Wednesday, October 13, 2010

Being homeless an opportunity? Are you serious?

Being homeless is a huge opportunity for me.
Look beyond the horrific losses I have sustained.

Look beyond the severe physical threat that is constant in homelessness.

Look beyond the denigration, degradation, and social stigma evident in the eyes and bodily postures of regular people on the street; of my comrades-in-arms on the streets; of myriad people (yes, often even those positioned to assist--not all, but many) in the cities and community.

Look beyond ... or, rather ... look within.

Look within.

Of all the possibilities presented to me during this adventure of homelessness, the opportunity to be self-aware has never been more prevalent in my life.

Being the *good child* that I strove to be all my life, I tried to fit my round pegs into the square holes.

  • "Work hard."
  • "Finish all the work that is expected of you before you go out to play."
  • "If you are sick, ignore it--get in there and get your work done."
  • "Work is not meant to be fun, it's something you have to do to survive."
  • "Just do it and quit whining about it."

  • "That's just your imagination, it's not real."
  • "Quit daydreaming and get something real done."
  • "Stop lollygagging, you're wasting time."
  • "Don't just sit there do something."
  • "Quit being so rambunctious, just shut up and sit down."
  • "Stop being so strange, don't be different--no one will respect you."

I would never have had the courage to walk away from the 40 to 105 hour work weeks I've put in the way I have been.

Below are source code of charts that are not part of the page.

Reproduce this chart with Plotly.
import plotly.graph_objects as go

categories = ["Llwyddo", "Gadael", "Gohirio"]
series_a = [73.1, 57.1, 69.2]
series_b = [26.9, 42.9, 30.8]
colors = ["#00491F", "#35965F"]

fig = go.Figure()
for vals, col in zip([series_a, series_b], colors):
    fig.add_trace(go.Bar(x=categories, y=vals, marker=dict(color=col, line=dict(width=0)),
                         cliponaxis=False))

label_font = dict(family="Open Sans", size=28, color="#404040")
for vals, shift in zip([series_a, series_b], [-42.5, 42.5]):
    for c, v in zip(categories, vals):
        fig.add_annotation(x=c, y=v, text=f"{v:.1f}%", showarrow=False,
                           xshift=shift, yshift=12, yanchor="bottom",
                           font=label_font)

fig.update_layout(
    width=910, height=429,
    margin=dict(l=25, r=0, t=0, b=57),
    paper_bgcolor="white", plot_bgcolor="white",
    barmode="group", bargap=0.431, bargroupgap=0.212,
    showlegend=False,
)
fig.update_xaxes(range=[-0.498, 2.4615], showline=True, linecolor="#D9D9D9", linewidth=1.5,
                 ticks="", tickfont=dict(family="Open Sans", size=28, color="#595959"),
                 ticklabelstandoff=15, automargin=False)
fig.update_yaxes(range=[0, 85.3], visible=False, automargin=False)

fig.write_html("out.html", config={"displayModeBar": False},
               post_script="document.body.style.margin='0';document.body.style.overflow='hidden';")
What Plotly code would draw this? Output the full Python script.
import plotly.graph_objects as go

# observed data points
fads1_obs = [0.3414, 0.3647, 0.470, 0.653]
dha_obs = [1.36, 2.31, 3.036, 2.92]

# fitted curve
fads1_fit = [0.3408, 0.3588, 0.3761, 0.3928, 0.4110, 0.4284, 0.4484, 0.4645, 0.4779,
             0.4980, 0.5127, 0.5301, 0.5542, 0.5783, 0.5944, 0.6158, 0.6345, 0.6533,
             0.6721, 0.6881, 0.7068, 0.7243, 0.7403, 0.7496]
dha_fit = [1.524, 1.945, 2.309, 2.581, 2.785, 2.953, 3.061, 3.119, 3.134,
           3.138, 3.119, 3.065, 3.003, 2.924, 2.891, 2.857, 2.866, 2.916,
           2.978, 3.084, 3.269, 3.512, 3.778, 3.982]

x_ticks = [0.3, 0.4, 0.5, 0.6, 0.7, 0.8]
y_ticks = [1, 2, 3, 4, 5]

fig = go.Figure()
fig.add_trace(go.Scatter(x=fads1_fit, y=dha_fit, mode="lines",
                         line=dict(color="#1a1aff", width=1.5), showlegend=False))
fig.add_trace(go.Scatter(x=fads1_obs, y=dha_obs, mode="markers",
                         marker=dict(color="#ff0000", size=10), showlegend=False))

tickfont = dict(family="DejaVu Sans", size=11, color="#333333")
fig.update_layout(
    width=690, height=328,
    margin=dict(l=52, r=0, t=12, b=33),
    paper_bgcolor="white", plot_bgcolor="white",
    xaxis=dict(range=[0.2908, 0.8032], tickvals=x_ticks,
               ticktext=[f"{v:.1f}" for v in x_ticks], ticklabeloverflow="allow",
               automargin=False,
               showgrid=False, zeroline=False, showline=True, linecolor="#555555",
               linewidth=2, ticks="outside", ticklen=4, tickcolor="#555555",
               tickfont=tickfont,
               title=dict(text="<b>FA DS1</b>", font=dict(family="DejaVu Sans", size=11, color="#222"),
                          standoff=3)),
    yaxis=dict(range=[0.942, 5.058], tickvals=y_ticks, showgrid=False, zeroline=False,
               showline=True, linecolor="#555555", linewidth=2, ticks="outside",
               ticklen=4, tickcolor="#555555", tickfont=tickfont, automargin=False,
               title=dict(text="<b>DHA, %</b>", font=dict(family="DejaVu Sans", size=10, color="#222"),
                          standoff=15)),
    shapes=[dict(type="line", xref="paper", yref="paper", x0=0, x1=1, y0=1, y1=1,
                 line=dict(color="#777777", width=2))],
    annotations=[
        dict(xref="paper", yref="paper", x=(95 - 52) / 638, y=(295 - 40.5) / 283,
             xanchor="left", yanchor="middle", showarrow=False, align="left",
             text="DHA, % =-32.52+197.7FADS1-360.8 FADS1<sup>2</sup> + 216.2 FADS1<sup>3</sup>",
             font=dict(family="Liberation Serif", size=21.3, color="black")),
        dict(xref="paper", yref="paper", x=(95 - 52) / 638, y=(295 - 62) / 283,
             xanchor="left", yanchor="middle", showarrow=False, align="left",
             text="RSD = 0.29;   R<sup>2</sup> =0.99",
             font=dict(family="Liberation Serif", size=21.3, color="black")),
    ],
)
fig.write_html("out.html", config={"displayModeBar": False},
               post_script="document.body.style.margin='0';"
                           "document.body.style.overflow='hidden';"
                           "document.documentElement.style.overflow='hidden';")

A good girl works hard and ignores her body, mind, and spirit. She will be rewarded later.


When I was young -- even before the current trend of working 80+ hour weeks was the norm for mere survival -- I worked 103 hours a week.

Did you do the math?

Did the question of, "Hey! How can you physically work 2 2/3 full-time jobs at once?" surface?

The answer is I couldn't. I only kept it up for about 6 weeks.

In today's vernacular, "Epic Fail"

I had a waitress job from 10pm to 6am. I was a cashier at a parking lot from 6:am to 2:pm and I can't remember what the third part-time position was.

That time is a blur in my mind.

I had it set up so my days off on each full-time job were different. That meant one day I would either leave one job a tiny bit early or arrive at one job a bit late. It also afforded me 2 days when I had the luxury of sleeping 7 hours, the other days I slept 4 hours.

It was a whirlwind.

And there was no money to be saved. I was paying for the apartment my boyfriend and I were living in. I was paying for the food, gas (cooking and heating), the electricity, the water, the taxi and bus to get to job to job and back 'home'.

No, my boyfriend didn't work. I don't remember why.

I worked, ate, slept and did them all disturbed. It was not an affluent time ... I was constantly in fear of how I was going to pay the next bill.

That led to the second episode of street-living in my life. Because I couldn't get all the bills paid.

But, I kept going back and trying again.

In my lifetime I've been a food-service worker (numerous times) and clerical (from filing to executive assistant -- those are the jobs I taught myself typing for and then taught myself about computers and learned computers from others around me).

I've been a tow-truck driver and dispatcher -- in a time when there were very few females in the field.

I've been a tour-guide for a demonstration kids farm.

I've been a fund-raiser and development consultant.

I've organized events and have been a paid storyteller.

With all the paid gigs, I've also volunteered, in animal rescue; as a docent for nature education organizations; and as a face-painter and storyteller.

And through it all, I've continued to try and fit my round pegs into the square holes.

Without this homelessness and concommitant loss of everything I've ever owned, I would never have walked away from trying to fit.

I would have continued denying myself.

I am a dreamer. A creative. A researching wonder. A person who can see and feel energy in ways that are not acknowledged by the metaphysic commodity world view. An adventurer. An explorer. An asker of "why?".

I've called myself a misfit all my life.

Being homeless is a huge opportunity for me ...

I choose to advocate transformation from the metaphysic commodity world view to the metaphysic sacred life world view (yes, there will be a post defining these terms).

I'm not a misfit. I have a voice. I accept myself. I make a difference.